Sam O'Connor
- Born: 11 December 2001 (age 24)
- Height: 1.85 m (6 ft 1 in)
- Weight: 124 kg (19.5 st; 273 lb)
- School: Llandovery College
- Notable relative: Harri O'Connor (brother)

Rugby union career
- Position: Loosehead prop
- Current team: Scarlets

Senior career
- Years: Team / Apps / (Points)
- 2021–2023: Llanelli / 32 / (0)
- 2022–: Scarlets / 21 / (0)
- 2023–: Carmarthen Quins / 26 / (15)

International career
- Years: Team / Apps / (Points)
- 2019: Wales U18

= Sam O'Connor (rugby union) =

Welsh rugby union player

Sam O'Connor (born 11 December 2001) is a Welsh rugby union player who plays as a loosehead prop for the Scarlets.

== Professional career ==
O'Connor was part of the Bath academy, before joining the Welsh Exile programme. He moved to Wales to study at Llandovery College, while also signing a Scarlets academy contract.

In May 2022, O'Connor traveled to New Zealand to play for Linwood RFC in the northern off-season, along with fellow academy player Eddie James.

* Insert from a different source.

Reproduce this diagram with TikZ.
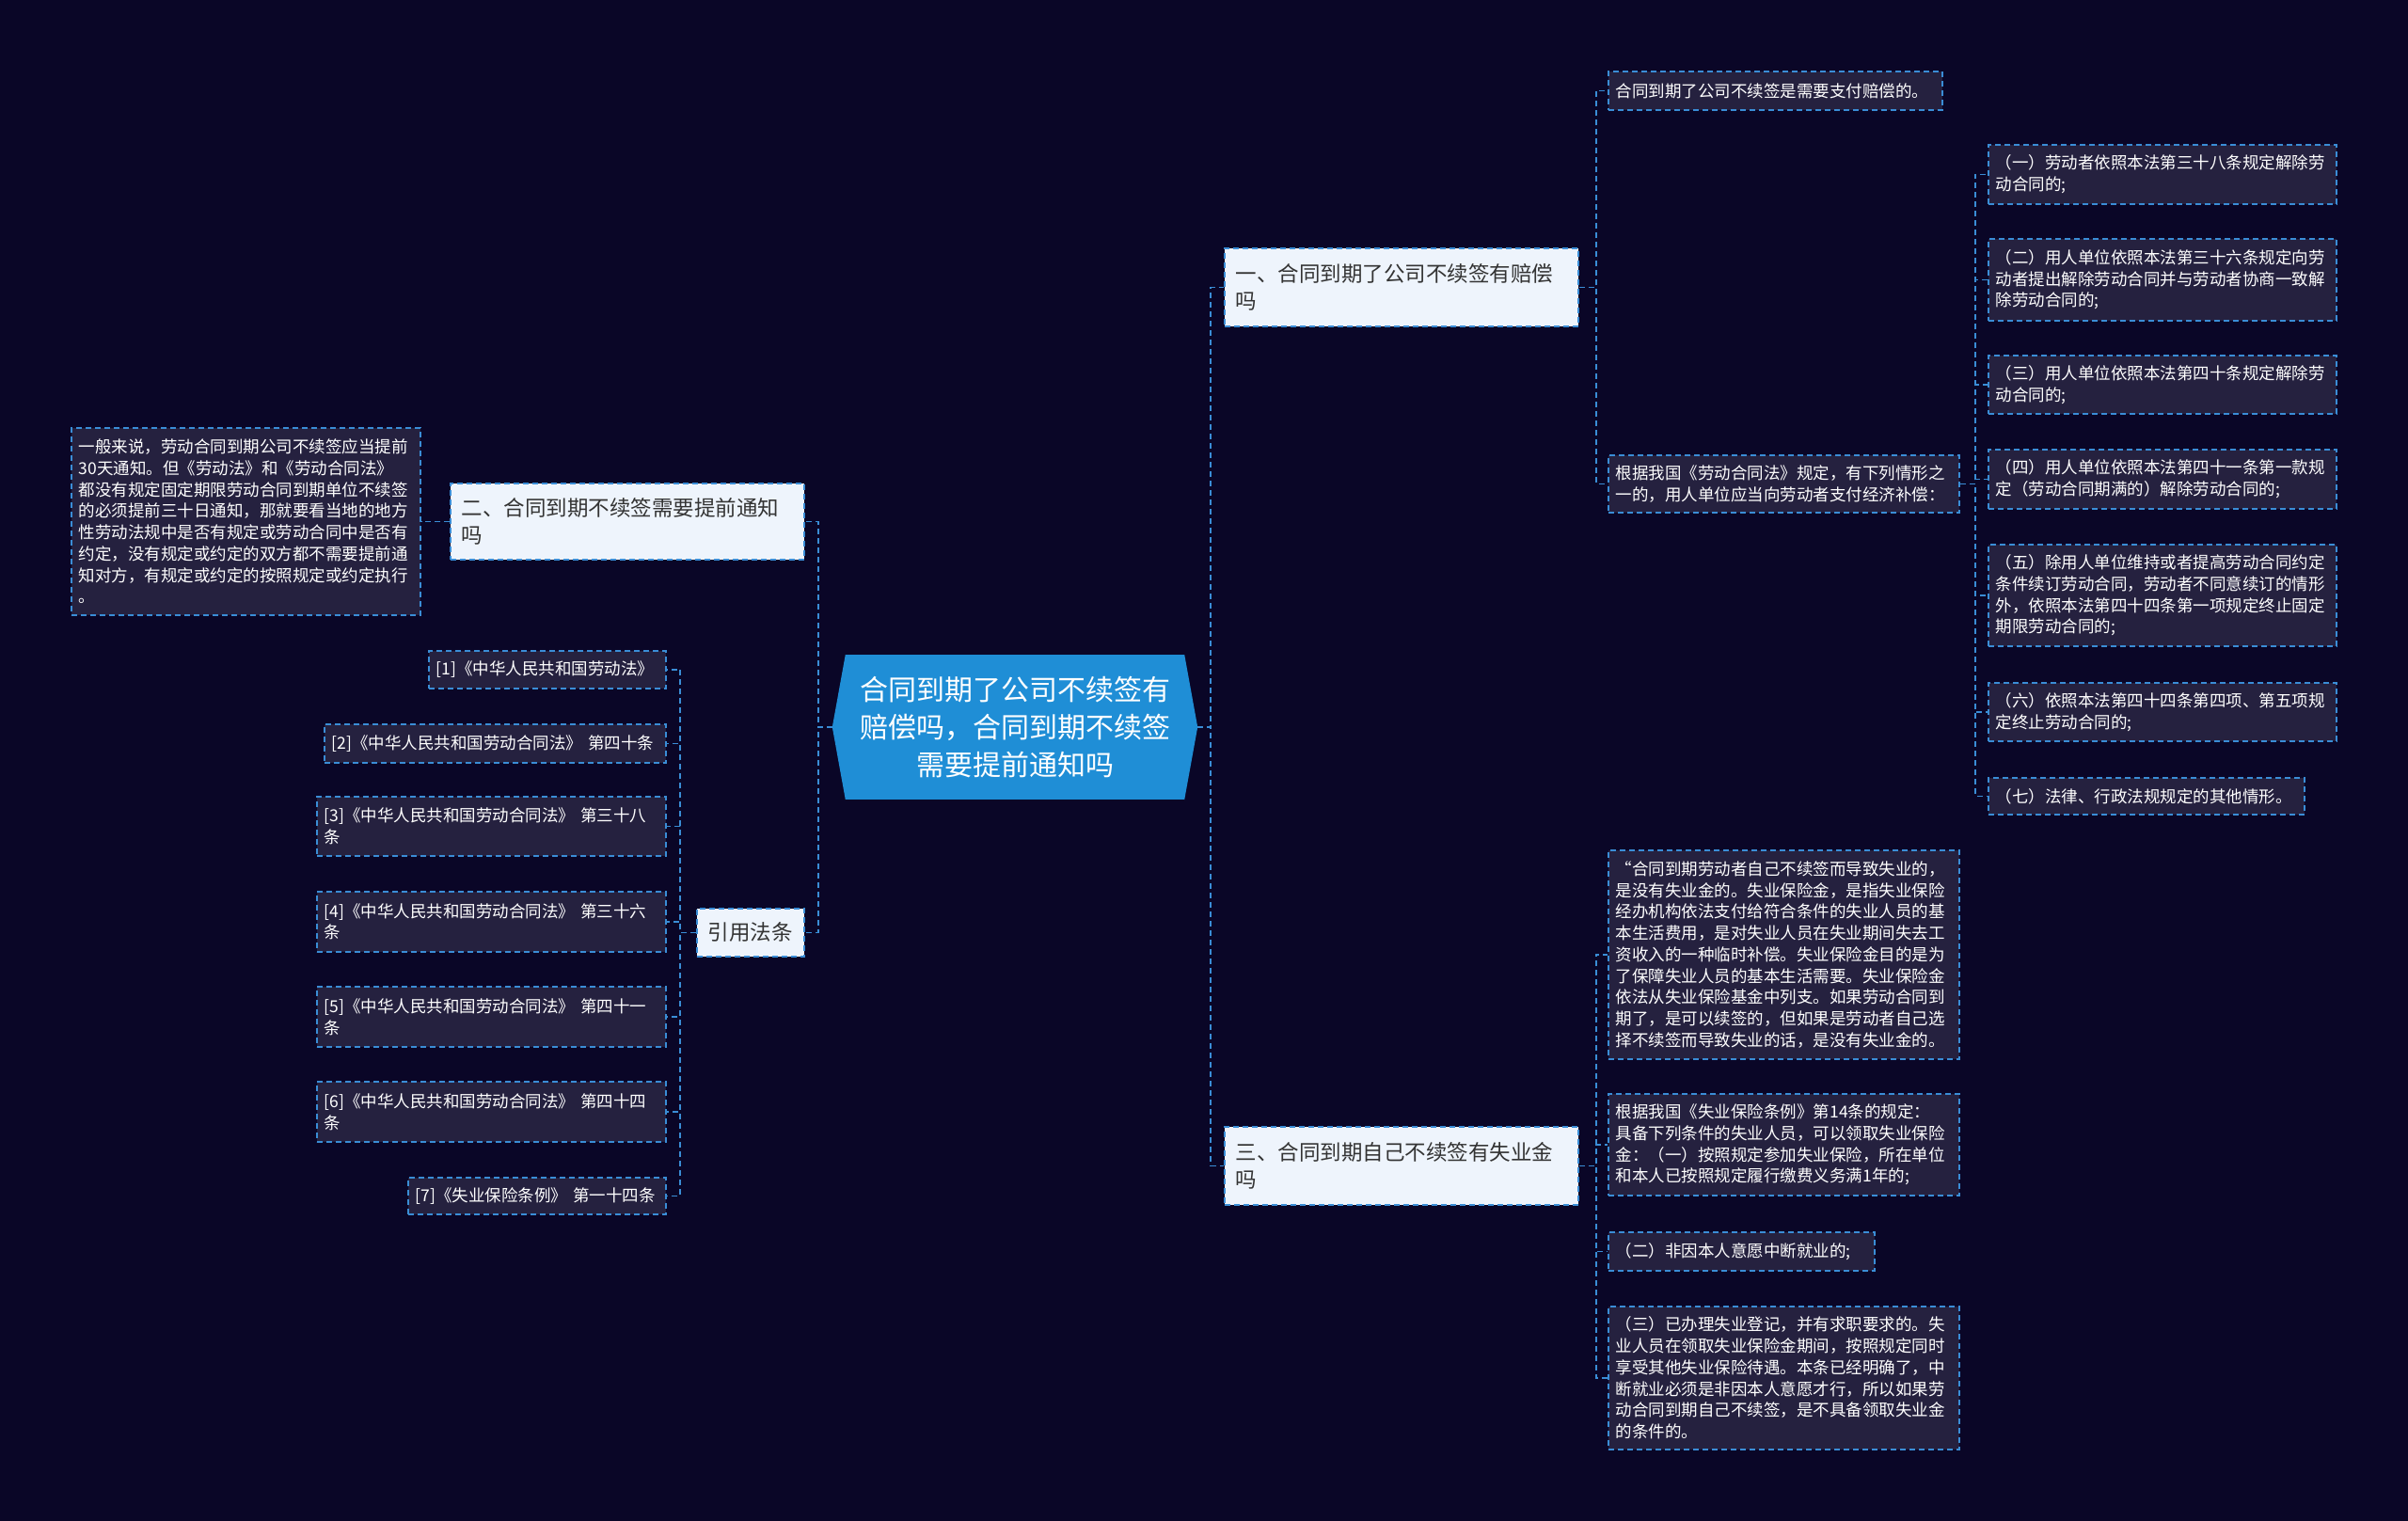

On 24 September 2022, O'Connor made his competitive debut for the Scarlets against Ulster, coming off the bench in the final minute to play alongside his brother Harri.

O'Connor started for the Scarlets in a friendly against Saracens on 10 March 2023.

While part of the Scarlets academy, O'Connor has also played for affiliated sides Llanelli RFC and Carmarthen Quins.

O'Connor has represented Wales U18.

O’Connor scored his first try for the Scarlets on 13 September 2024, as a replacement in a pre-season friendly against Saracens.

On 19 June 2025, O’Connor signed his first senior Scarlets contract, joining the first team for the 2025–26 United Rugby Championship.